[EXERCISE INPUT start]

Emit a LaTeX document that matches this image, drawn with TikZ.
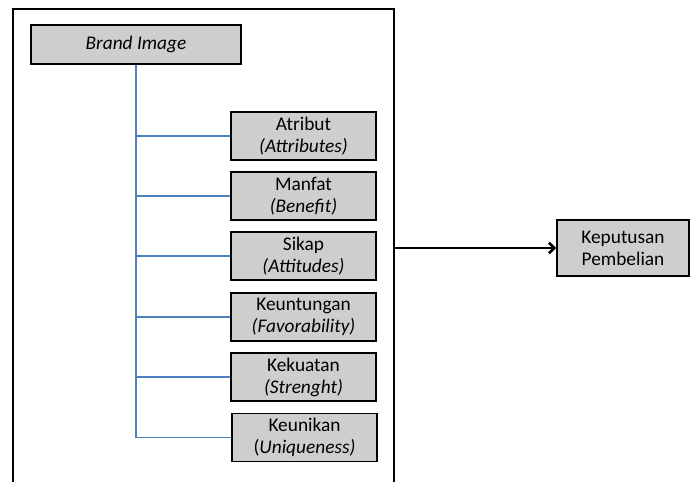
\documentclass[tikz,border=0pt]{standalone}
\usepackage{fontspec}
\setmainfont{Carlito}
\usetikzlibrary{arrows.meta}
\definecolor{kotakabu}{RGB}{206,206,206}
\definecolor{garisbiru}{RGB}{79,129,189}
\begin{document}
\begin{tikzpicture}[x=0.75pt,y=-0.75pt,
	kotak/.style={draw, fill=kotakabu, line width=1.3pt, inner sep=0pt, align=center,
		minimum width=108.75pt, minimum height=36pt, font=\fontsize{14.5}{16.5}\selectfont},
	cabang/.style={draw=garisbiru, line width=0.8pt}]
		\useasboundingbox (0,0) rectangle (690,482);

		% Bingkai
		\draw[line width=2.2pt] (13,482) -- (13,9) -- (394,9) -- (394,482);

		% Brand Image
		\node[kotak, minimum width=157.5pt, minimum height=29.25pt] (brand) at (136,44.5) {\textit{Brand Image}};

		% Dimensi brand image
		\node[kotak] (atr) at (303.5,136) {Atribut\\\textit{(Attributes)}};
		\node[kotak] (man) at (303.5,196) {Manfat\\\textit{(Benefit)}};
		\node[kotak] (sik) at (303.5,256) {Sikap\\\textit{(Attitudes)}};
		\node[kotak] (keu) at (303.5,317) {Keuntungan\\\textit{(Favorability)}};
		\node[kotak] (kek) at (303.5,377) {Kekuatan\\\textit{(Strenght)}};
		\node[kotak] (uni) at (304.5,437.5) {Keunikan\\(\textit{Uniqueness)}};

		% Keputusan pembelian
		\node[kotak, minimum width=99pt, minimum height=42pt] (kep) at (623,248) {Keputusan\\Pembelian};

		% Garis cabang
		\draw[cabang] (brand.south) |- (uni.west);
		\draw[cabang] (brand.south |- atr.west) -- (atr.west);
		\draw[cabang] (brand.south |- man.west) -- (man.west);
		\draw[cabang] (brand.south |- sik.west) -- (sik.west);
		\draw[cabang] (brand.south |- keu.west) -- (keu.west);
		\draw[cabang] (brand.south |- kek.west) -- (kek.west);

		% Panah
		\coordinate (bingkai) at (394,248);
		\draw[-{Straight Barb[length=4pt,width=8pt]}, line width=2pt] (bingkai) -- (kep.west);
	\end{tikzpicture}
\end{document}
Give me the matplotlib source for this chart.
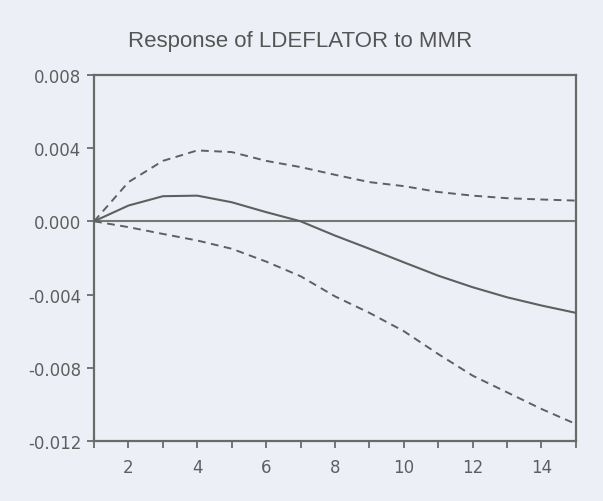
import matplotlib
matplotlib.use("Agg")
import matplotlib.pyplot as plt
from matplotlib.ticker import MultipleLocator, FixedLocator, FuncFormatter

periods = list(range(1, 16))
response = [0.0, 0.00086, 0.00137, 0.0014, 0.00104, 0.0005, 0.0, -0.00078,
            -0.0015, -0.00224, -0.00297, -0.0036, -0.00415, -0.0046, -0.0050]
upper = [0.0, 0.00214, 0.0033, 0.00387, 0.00378, 0.0033, 0.00296, 0.00254,
         0.00214, 0.00192, 0.0016, 0.0014, 0.00126, 0.00119, 0.00113]
lower = [0.0, -0.00032, -0.00069, -0.00105, -0.0015, -0.0022, -0.003, -0.0041,
         -0.005, -0.006, -0.00725, -0.00843, -0.00934, -0.01025, -0.01107]
title = "Response of LDEFLATOR to MMR"
yticks = [-0.012, -0.008, -0.004, 0.000, 0.004, 0.008]
xlabels = [2, 4, 6, 8, 10, 12, 14]

bg = "#ECF0F6"
lc = "#5f5f5f"
tc = "#5e5e5e"

plt.rcParams['font.family'] = ['Liberation Sans', 'DejaVu Sans']

fig = plt.figure(figsize=(6.03, 5.02), dpi=100, facecolor=bg)
ax = fig.add_axes([0.156, 0.1195, 0.799, 0.7295], facecolor=bg)

ax.axhline(0, color="#777777", lw=1.5, zorder=1)
ax.plot(periods, response, color=lc, lw=1.5, zorder=3)
ax.plot(periods, upper, color=lc, lw=1.4, ls=(0, (4, 2.8)), zorder=3)
ax.plot(periods, lower, color=lc, lw=1.4, ls=(0, (4, 2.8)), zorder=3)

ax.set_xlim(1, 15)
ax.set_ylim(-0.012, 0.008)
ax.xaxis.set_major_locator(MultipleLocator(1))
ax.xaxis.set_major_formatter(FuncFormatter(lambda v, p: str(int(round(v))) if int(round(v)) in xlabels else ""))
ax.yaxis.set_major_locator(FixedLocator(yticks))
ax.yaxis.set_major_formatter(FuncFormatter(lambda v, p: ("-" if v < 0 else "") + f"{abs(v):.3f}"))

for s in ax.spines.values():
    s.set_color("#6a6a6a")
    s.set_linewidth(1.6)

ax.tick_params(axis="both", direction="out", length=5, width=1.3, color="#6a6a6a",
               labelcolor=tc, labelsize=12)
ax.tick_params(axis="y", pad=4)
ax.tick_params(axis="x", pad=7)
for lab in ax.get_xticklabels() + ax.get_yticklabels():
    lab.set_fontfamily(['DejaVu Sans'])

fig.text(0.497, 0.918, title, ha="center", va="center", fontsize=16, color="#555555")

fig.savefig("out.png", dpi=100, facecolor=bg)
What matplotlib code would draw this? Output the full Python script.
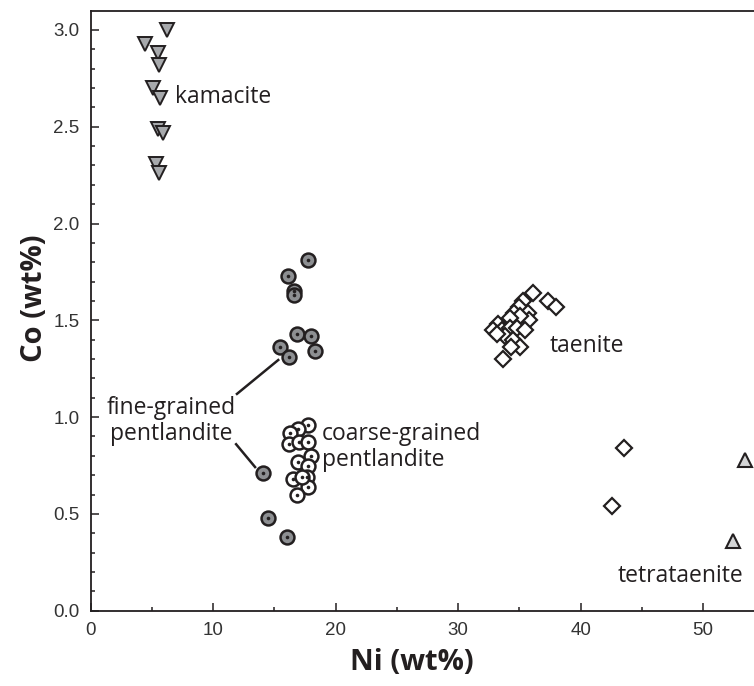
import matplotlib.pyplot as plt
from matplotlib.ticker import MultipleLocator

# data (Ni wt%, Co wt%)
kam_ni = [6.20, 4.43, 5.52, 5.60, 5.11, 5.66, 5.52, 5.93, 5.33, 5.60]
kam_co = [3.00, 2.93, 2.88, 2.82, 2.70, 2.65, 2.49, 2.47, 2.31, 2.26]

fine_ni = [17.76, 16.08, 16.62, 16.60, 16.87, 17.96, 18.33, 15.45, 16.21, 14.09, 14.50, 16.00]
fine_co = [1.81, 1.73, 1.65, 1.63, 1.43, 1.42, 1.34, 1.36, 1.31, 0.71, 0.48, 0.38]

coarse_ni = [17.76, 16.95, 16.27, 16.21, 17.03, 17.76, 17.96, 16.95, 17.76, 17.63, 16.54, 17.76, 16.82, 17.22]
coarse_co = [0.96, 0.94, 0.92, 0.86, 0.87, 0.87, 0.80, 0.77, 0.75, 0.69, 0.68, 0.64, 0.60, 0.69]

tae_ni = [36.13, 37.36, 37.98, 35.31, 34.99, 34.58, 35.72, 35.80, 35.05, 34.23, 33.27,
          32.87, 33.55, 34.23, 34.78, 35.45, 33.82, 34.45, 35.05, 34.29, 33.68, 33.14,
          43.56, 42.53]
tae_co = [1.64, 1.60, 1.57, 1.60, 1.57, 1.54, 1.54, 1.50, 1.52, 1.51, 1.48,
          1.45, 1.45, 1.46, 1.46, 1.45, 1.42, 1.40, 1.36, 1.36, 1.30, 1.43,
          0.84, 0.54]

tetra_ni = [53.41, 52.46]
tetra_co = [0.78, 0.36]

dark = '#231f20'
plt.rcParams['font.family'] = ['Open Sans', 'DejaVu Sans']

fig = plt.figure(figsize=(7.54, 6.86), dpi=100)
ax = fig.add_axes([90.7/754, (686-610.7)/686, (754-90.7)/754, (610.7-11)/686])

ax.plot(kam_ni, kam_co, 'v', ms=9.5, mfc='#a7a9ac', mec=dark, mew=1.4, ls='none')
ax.plot(tae_ni, tae_co, 'D', ms=8.5, mfc='white', mec=dark, mew=1.6, ls='none')
ax.plot(tetra_ni, tetra_co, '^', ms=10.5, mfc='#d4d5d6', mec=dark, mew=1.5, ls='none')
ax.plot(coarse_ni, coarse_co, 'o', ms=10, mfc='white', mec=dark, mew=1.8, ls='none')
ax.plot(coarse_ni, coarse_co, 'o', ms=2.6, mfc=dark, mec=dark, mew=0, ls='none')
ax.plot(fine_ni, fine_co, 'o', ms=10, mfc='#8d8f92', mec=dark, mew=1.8, ls='none')
ax.plot(fine_ni, fine_co, 'o', ms=2.6, mfc=dark, mec=dark, mew=0, ls='none')

# leader lines for fine-grained pentlandite
ax.plot([11.94, 15.31], [1.12, 1.295], c=dark, lw=1.8)
ax.plot([11.87, 13.42], [0.86, 0.742], c=dark, lw=1.8)

fs = 16.5
ax.text(6.88, 2.652, 'kamacite', fontsize=fs, color=dark, va='center', ha='left')
ax.text(37.5, 1.37, 'taenite', fontsize=fs, color=dark, va='center', ha='left')
ax.text(6.57, 0.98, 'fine-grained\npentlandite', fontsize=fs, color=dark,
        va='center', ha='center', linespacing=1.1)
ax.text(18.86, 0.845, 'coarse-grained\npentlandite', fontsize=fs, color=dark,
        va='center', ha='left', linespacing=1.1)
ax.text(53.25, 0.18, 'tetrataenite', fontsize=fs, color=dark, va='center', ha='right')

ax.set_xlim(0, 54.15)
ax.set_ylim(0, 3.098)
ax.xaxis.set_major_locator(MultipleLocator(10))
ax.xaxis.set_minor_locator(MultipleLocator(5))
ax.yaxis.set_major_locator(MultipleLocator(0.5))
ax.yaxis.set_minor_locator(MultipleLocator(0.1))
ax.yaxis.set_major_formatter(plt.FormatStrFormatter('%.1f'))
ax.tick_params(which='both', direction='in', color=dark, width=1.1,
               labelcolor='#333333', labelsize=13.5)
ax.tick_params(which='major', length=6)
ax.tick_params(which='minor', length=3)
ax.tick_params(axis='x', pad=8)
ax.tick_params(axis='y', pad=8)
for lab in ax.get_xticklabels() + ax.get_yticklabels():
    lab.set_fontfamily('Liberation Sans')
for s in ['left', 'bottom', 'top']:
    ax.spines[s].set_color(dark)
    ax.spines[s].set_linewidth(1.3)
ax.spines['right'].set_visible(False)

fig.text(412/754, 1-662/686, 'Ni (wt%)', fontsize=21, fontweight='bold',
         color=dark, ha='center', va='center')
fig.text(35/754, 1-298/686, 'Co (wt%)', fontsize=21, fontweight='bold',
         color=dark, ha='center', va='center', rotation=90)

fig.savefig('out.png', dpi=100)
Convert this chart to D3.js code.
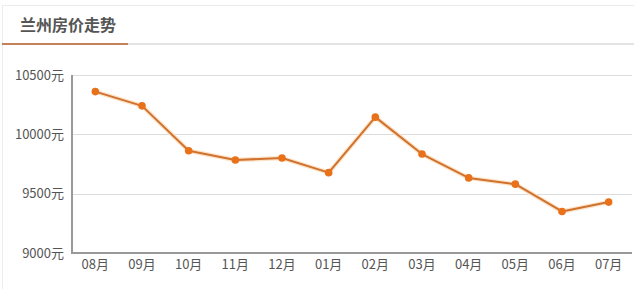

[EXERCISE INPUT end]

- [GOAL] Give back, unchanged, each line from the one containing "Give me the matplotlib source for this chart." through the one containing "MultipleLocator, FixedLocator, FuncFormatter". Pictures are to be left out.

- [OUTPUT]
Give me the matplotlib source for this chart.
import matplotlib
matplotlib.use("Agg")
import matplotlib.pyplot as plt
from matplotlib.ticker import MultipleLocator, FixedLocator, FuncFormatter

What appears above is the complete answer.